Before cutting out the holes make sure there is adequate clearance between the edge and the internal components. You do not want to drill holes in places where the parts ultimately will not fit. If you have the same meter I have, I recommend putting the holes in the center of the side as shown in the pictures. I used some black epoxy to fill in the small gaps around the USB connector, but that is completely optional. Super glue will work to hold it in place, or if you make the hole slightly undersized the friction fit will hold it.
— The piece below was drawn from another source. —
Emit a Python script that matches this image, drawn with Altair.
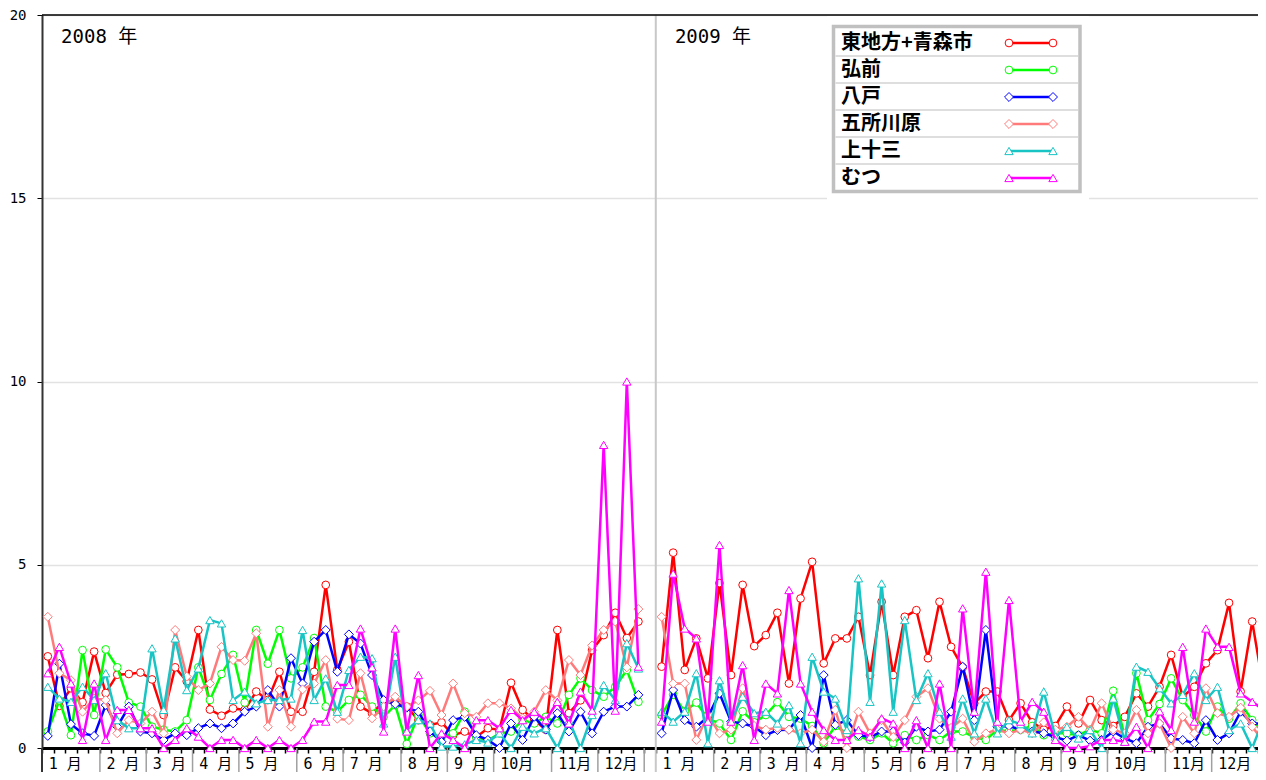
import altair as alt
import pandas as pd

# ---------------- data ----------------
NAMES = ["東地方+青森市", "弘前", "八戸", "五所川原", "上十三", "むつ"]
COLORS = ["#FF0000", "#00FF00", "#0000FF", "#FF7B7B", "#19C4C4", "#FF00FF"]
SHAPES = ["circle", "circle", "diamond", "diamond", "triangle-up", "triangle-up"]
SIZES = [60, 60, 80, 80, 70, 70]

red_2008 = [2.50, 1.15, 1.63, 1.25, 2.63, 1.50, 2.00, 2.02, 2.06, 1.87,
            0.90, 2.20, 1.82, 3.22, 1.05, 0.88, 1.08, 1.04, 1.54, 1.31,
            2.08, 0.99, 0.99, 2.08, 4.45, 2.13, 2.90, 1.13, 0.95, 1.26,
            1.22, 1.13, 0.76, 0.63, 0.70, 0.35, 0.45, 0.30, 0.54, 0.50,
            1.78, 1.04, 0.76, 0.50, 3.22, 0.95, 1.30, 2.67, 3.08, 3.69,
            3.00, 3.45]
green_2008 = [0.45, 1.30, 0.35, 2.67, 0.90, 2.69, 2.20, 1.24, 1.13, 0.58,
              0.50, 0.45, 0.76, 2.20, 1.31, 2.02, 2.54, 1.24, 3.22, 2.30,
              3.22, 1.90, 2.20, 3.00, 1.13, 0.99, 1.31, 1.45, 1.13, 0.85,
              1.17, 0.11, 0.90, 0.40, 0.30, 0.40, 0.99, 0.30, 0.20, 0.40,
              0.45, 0.76, 0.67, 0.85, 0.67, 1.45, 1.90, 1.58, 1.40, 1.67,
              2.13, 1.26]
blue_2008 = [0.33, 2.30, 0.65, 0.40, 0.33, 1.17, 0.58, 1.13, 0.45, 0.40,
             0.22, 0.40, 0.35, 0.54, 0.67, 0.54, 0.67, 0.99, 1.13, 1.58,
             1.13, 2.45, 1.76, 2.90, 3.22, 2.08, 3.10, 2.85, 1.99, 1.31,
             1.20, 1.10, 0.99, 0.45, 0.17, 0.76, 0.85, 0.35, 0.22, 0.00,
             0.67, 0.22, 0.85, 0.50, 0.95, 0.45, 0.99, 0.40, 0.99, 1.13,
             1.13, 1.45]
salmon_2008 = [3.58, 2.04, 1.85, 0.99, 1.35, 1.31, 0.40, 0.76, 0.67, 0.99,
               0.40, 3.22, 1.95, 1.58, 1.76, 2.76, 2.40, 2.38, 3.13, 0.58,
               1.58, 0.58, 1.60, 1.76, 2.40, 0.80, 0.76, 2.04, 0.81, 1.13,
               1.40, 1.13, 1.30, 1.56, 0.90, 1.76, 0.95, 0.85, 1.22, 1.22,
               1.08, 0.81, 0.99, 1.58, 1.30, 2.40, 1.99, 2.80, 3.22, 3.45,
               2.20, 3.79]
cyan_2008 = [1.67, 1.35, 1.26, 1.67, 1.31, 2.04, 0.76, 0.54, 0.54, 2.72,
             1.04, 2.99, 1.58, 2.17, 3.49, 3.40, 1.31, 1.54, 1.22, 1.31,
             1.31, 1.35, 3.22, 1.31, 1.90, 0.99, 2.13, 2.49, 2.45, 0.67,
             2.49, 0.49, 0.76, 0.67, 0.04, 0.04, 0.10, 0.22, 0.15, 0.40,
             0.00, 0.58, 0.40, 0.54, 0.00, 0.76, 0.00, 0.90, 1.72, 1.31,
             2.86, 2.17]
magenta_2008 = [2.04, 2.76, 1.76, 0.22, 1.76, 0.22, 1.04, 1.04, 0.54, 0.54,
                0.00, 0.22, 0.54, 0.31, 0.00, 0.22, 0.22, 0.00, 0.22, 0.00,
                0.22, 0.00, 0.22, 0.72, 0.72, 1.72, 1.72, 3.26, 2.20, 0.45,
                3.26, 0.45, 1.99, 0.00, 0.40, 0.22, 0.00, 0.76, 0.76, 0.54,
                1.04, 0.76, 0.99, 0.76, 1.26, 0.67, 1.54, 1.02, 8.27, 1.02,
                10.00, 2.22]

red_2009 = [2.22, 5.33, 2.13, 2.99, 1.90, 4.50, 1.99, 4.45, 2.78, 3.08,
            3.69, 1.76, 4.08, 5.08, 2.31, 2.99, 2.99, 3.58, 1.99, 3.99,
            1.99, 3.58, 3.76, 2.45, 3.99, 2.76, 2.20, 1.22, 1.54, 1.54,
            0.76, 1.22, 0.70, 0.50, 0.60, 1.13, 0.67, 1.31, 0.76, 0.60,
            0.85, 1.49, 1.13, 1.67, 2.54, 1.40, 1.67, 2.31, 2.67, 3.96,
            1.54, 3.45, 1.58]
green_2009 = [0.90, 1.45, 1.00, 1.24, 0.80, 0.67, 0.22, 1.00, 0.70, 0.90,
              1.25, 0.85, 0.80, 0.60, 0.13, 0.60, 0.40, 0.31, 0.22, 0.40,
              0.13, 0.35, 0.22, 0.35, 0.22, 0.45, 0.45, 0.30, 0.22, 0.50,
              0.45, 0.50, 0.60, 0.35, 0.40, 0.40, 0.35, 0.50, 0.40, 1.56,
              0.31, 2.04, 0.76, 1.20, 1.90, 1.31, 0.90, 0.45, 1.13, 0.80,
              1.22, 0.76, 0.40]
blue_2009 = [0.40, 1.58, 0.76, 0.58, 0.85, 1.49, 0.72, 0.67, 0.58, 0.35,
             0.49, 0.50, 0.90, 0.00, 1.99, 0.63, 0.76, 0.35, 0.30, 0.45,
             0.45, 0.15, 0.58, 0.45, 0.50, 0.99, 2.22, 0.76, 3.22, 0.58,
             0.60, 0.50, 0.45, 0.40, 0.30, 0.20, 0.35, 0.20, 0.22, 0.45,
             0.26, 0.13, 0.58, 0.67, 0.26, 0.22, 0.13, 0.76, 0.22, 0.40,
             0.99, 0.67, 0.67]
salmon_2009 = [3.58, 1.76, 1.76, 0.22, 0.90, 0.40, 0.50, 1.63, 0.60, 0.50,
               0.55, 0.50, 0.40, 0.50, 0.17, 1.04, 0.00, 0.99, 0.40, 0.76,
               0.30, 0.76, 1.40, 1.63, 0.80, 0.55, 0.80, 0.17, 0.40, 0.50,
               0.40, 0.50, 0.40, 0.70, 0.50, 0.58, 0.85, 0.49, 1.22, 0.50,
               0.40, 1.04, 0.40, 0.67, 0.00, 0.85, 0.40, 1.63, 0.95, 0.85,
               1.10, 0.58, 0.17]
cyan_2009 = [0.99, 0.72, 0.99, 2.04, 0.13, 1.85, 0.76, 1.40, 0.95, 0.99,
             0.67, 1.17, 0.13, 2.49, 1.54, 1.35, 0.49, 4.63, 1.26, 4.49,
             0.99, 3.49, 1.31, 2.04, 0.99, 0.31, 1.35, 0.40, 1.35, 0.40,
             0.76, 0.65, 0.40, 1.54, 0.31, 0.58, 0.26, 0.49, 0.00, 1.35,
             0.17, 2.22, 2.08, 1.63, 1.22, 1.45, 2.04, 1.31, 1.67, 0.49,
             0.67, 0.00, 0.81]
magenta_2009 = [0.72, 4.76, 3.26, 2.99, 0.72, 5.54, 0.72, 2.26, 0.22, 1.76,
                1.49, 4.31, 1.76, 0.99, 0.49, 0.22, 0.22, 0.49, 0.31, 0.81,
                0.67, 0.00, 0.76, 0.00, 1.76, 0.00, 3.81, 0.99, 4.81, 0.72,
                4.04, 0.72, 1.26, 0.99, 0.22, 0.00, 0.00, 0.05, 0.22, 0.22,
                0.17, 0.58, 0.00, 1.00, 0.49, 2.76, 0.72, 3.26, 2.76, 2.76,
                1.49, 1.26, 1.04]

VALUES = {
    2008: [red_2008, green_2008, blue_2008, salmon_2008, cyan_2008, magenta_2008],
    2009: [red_2009, green_2009, blue_2009, salmon_2009, cyan_2009, magenta_2009],
}
YEAR_START_SLOT = {2008: 0, 2009: 53}
YEAR_LABELS = ["2008 年", "2009 年"]
MONTH_START = {
    2008: [0, 5, 9, 13, 17, 22, 26, 31, 35, 39, 44, 48],
    2009: [0, 5, 9, 13, 18, 22, 26, 31, 35, 39, 44, 48],
}
MONTH_LABELS = ["1 月", "2 月", "3 月", "4 月", "5 月", "6 月",
                "7 月", "8 月", "9 月", "10月", "11月", "12月"]

# ---------------- tables ----------------
rows = []
for year, series_list in VALUES.items():
    for name, vals in zip(NAMES, series_list):
        for w, v in enumerate(vals):
            rows.append({"series": name, "year": str(year),
                         "slot": YEAR_START_SLOT[year] + w + 0.5, "value": v})
df = pd.DataFrame(rows)

mlab_rows, msep_rows = [], []
for year, starts in MONTH_START.items():
    for s, lab in zip(starts, MONTH_LABELS):
        mlab_rows.append({"slot": YEAR_START_SLOT[year] + s + 2, "label": lab})
        if s != 0:
            msep_rows.append({"slot": YEAR_START_SLOT[year] + s})
msep_rows.append({"slot": 52})
mlab = pd.DataFrame(mlab_rows)
msep = pd.DataFrame(msep_rows)
years_df = pd.DataFrame({"slot": [YEAR_START_SLOT[y] + 1.65 for y in (2008, 2009)],
                         "label": YEAR_LABELS})
ysep = pd.DataFrame({"slot": [53]})
one = pd.DataFrame({"k": [0]})

# ---------------- chart ----------------
W, H = 1216, 733
BOT = 24
MONO = "DejaVu Sans Mono, Noto Sans CJK JP"
xscale = alt.Scale(domain=[0, 105], nice=False, zero=False)
yscale = alt.Scale(domain=[0, 20], nice=False, zero=True)
xaxis = alt.Axis(values=list(range(0, 106)), labels=False, ticks=True, tickSize=5,
                 tickWidth=1.5, tickColor="black", domainColor="black",
                 domainWidth=3, grid=False, title=None)
yaxis = alt.Axis(values=[0, 5, 10, 15, 20], tickSize=5, tickColor="black",
                 domainColor="#333333", domainWidth=2, labelFont=MONO,
                 labelFontSize=14, labelColor="black", labelPadding=11,
                 grid=True, gridColor="#E2E2E2", gridWidth=1.5, title=None)
X = alt.X("slot:Q", scale=xscale, axis=xaxis)
Y = alt.Y("value:Q", scale=yscale, axis=yaxis)

layers = []
# year separator
layers.append(alt.Chart(ysep).mark_rule(color="#C8C8C8", strokeWidth=2).encode(
    x=X, y=alt.value(0), y2=alt.value(H + BOT)))
# white area behind legend (hides the grid line there)
layers.append(alt.Chart(one).mark_rect(fill="white").encode(
    x=alt.value(785), x2=alt.value(1047), y=alt.value(1), y2=alt.value(188)))

for name, c, shp, sz in zip(NAMES, COLORS, SHAPES, SIZES):
    sub = df[df.series == name]
    layers.append(alt.Chart(sub).mark_line(color=c, strokeWidth=2.5).encode(
        x=X, y=Y, detail="year:N", order="slot:Q"))
    layers.append(alt.Chart(sub).mark_point(shape=shp, filled=True, fill="white",
                                            stroke=c, strokeWidth=1, size=sz,
                                            opacity=1).encode(x=X, y=Y))

# month separators & labels below the axis
layers.append(alt.Chart(msep).mark_rule(color="#A0A0A0", strokeWidth=1.5).encode(
    x=X, y=alt.value(H), y2=alt.value(H + BOT)))
layers.append(alt.Chart(mlab).mark_text(font=MONO, fontSize=15, color="black",
                                        align="center", baseline="middle").encode(
    x=X, y=alt.value(H + 16), text="label:N"))
layers.append(alt.Chart(one).mark_rule(color="#333333", strokeWidth=2).encode(
    x=alt.value(0), y=alt.value(H), y2=alt.value(H + BOT)))
# top border
layers.append(alt.Chart(one).mark_rule(color="black", strokeWidth=1.5).encode(
    x=alt.value(0), x2=alt.value(W), y=alt.value(0)))
# year labels
layers.append(alt.Chart(years_df).mark_text(font=MONO, fontSize=19, color="black",
                                            align="left", baseline="middle").encode(
    x=X, y=alt.value(22), text="label:N"))

# legend
layers.append(alt.Chart(one).mark_rect(fill="white", stroke="#C0C0C0",
                                       strokeWidth=3.5).encode(
    x=alt.value(791.5), x2=alt.value(1038), y=alt.value(11.5), y2=alt.value(176.5)))
for i in range(5):
    layers.append(alt.Chart(one).mark_rule(color="#D3D3D3", strokeWidth=1.5).encode(
        x=alt.value(793.5), x2=alt.value(1036), y=alt.value(41 + 27 * i)))
for i, (name, c, shp, sz) in enumerate(zip(NAMES, COLORS, SHAPES, SIZES)):
    yc = 28 + 27 * i
    layers.append(alt.Chart(one).mark_text(text=name, font="Noto Sans CJK JP",
                                           fontSize=20, fontWeight="bold",
                                           color="black", align="left",
                                           baseline="middle").encode(
        x=alt.value(799), y=alt.value(yc)))
    layers.append(alt.Chart(one).mark_rule(color=c, strokeWidth=2.5).encode(
        x=alt.value(967), x2=alt.value(1011), y=alt.value(yc)))
    for xp in (967, 1011):
        layers.append(alt.Chart(one).mark_point(shape=shp, filled=True, fill="white",
                                                stroke=c, strokeWidth=1, size=sz,
                                                opacity=1).encode(
            x=alt.value(xp), y=alt.value(yc)))

chart = alt.layer(*layers).properties(
    width=W, height=H,
    padding={"left": 34, "top": 7, "right": 0, "bottom": BOT},
    autosize=alt.AutoSizeParams(type="none"),
).configure_view(stroke=None)

chart.save("out.html", embed_options={"renderer": "svg", "actions": False})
When creating the cable harnesses which connect to the board follow the labeled pinout of the board. For plug A, pin 1 is battery positive and pin 2 is battery negative. For plug B, pin 1 is USB 5V and pin 2 is USB ground. For plug C, pin 1 is the first pin of the switch, pin 2 is the second pin of the switch, pin 3 is the negative pin of the status LED, and pin 4 is the positive pin of the status LED. For plug D, pin 1 is GND, pin 2 is -1.5V voltage negative, and pin 3 is 30V voltage positive.

When connecting the output of the board to the multimeter connect to where the old batteries would have gone. In my case, my meter clearly labels which terminal is what. I connected the -1.5V to the - of the D battery terminal, the ground to the + of the D battery terminal and - of the 30V battery terminal, and the +30V to the + of the 30V battery terminal.

The black connector labeled header is for resetting the BMS when a new battery is connected. Due to how the AP9101 BMS chip works, if a new battery is connected you must bridge that jumper for a second and then disconnect it to allow the chip to reset properly.

I used double sided tape to attach the Li-Ion battery inside the void where the original batteries went and put the charging/BMS/supply board directly on top of that. After plugging all the cables in where they go and ensuring that nothing is loose, you can go ahead and close your meter up. No more needing to track down those obsolete battery standards anymore!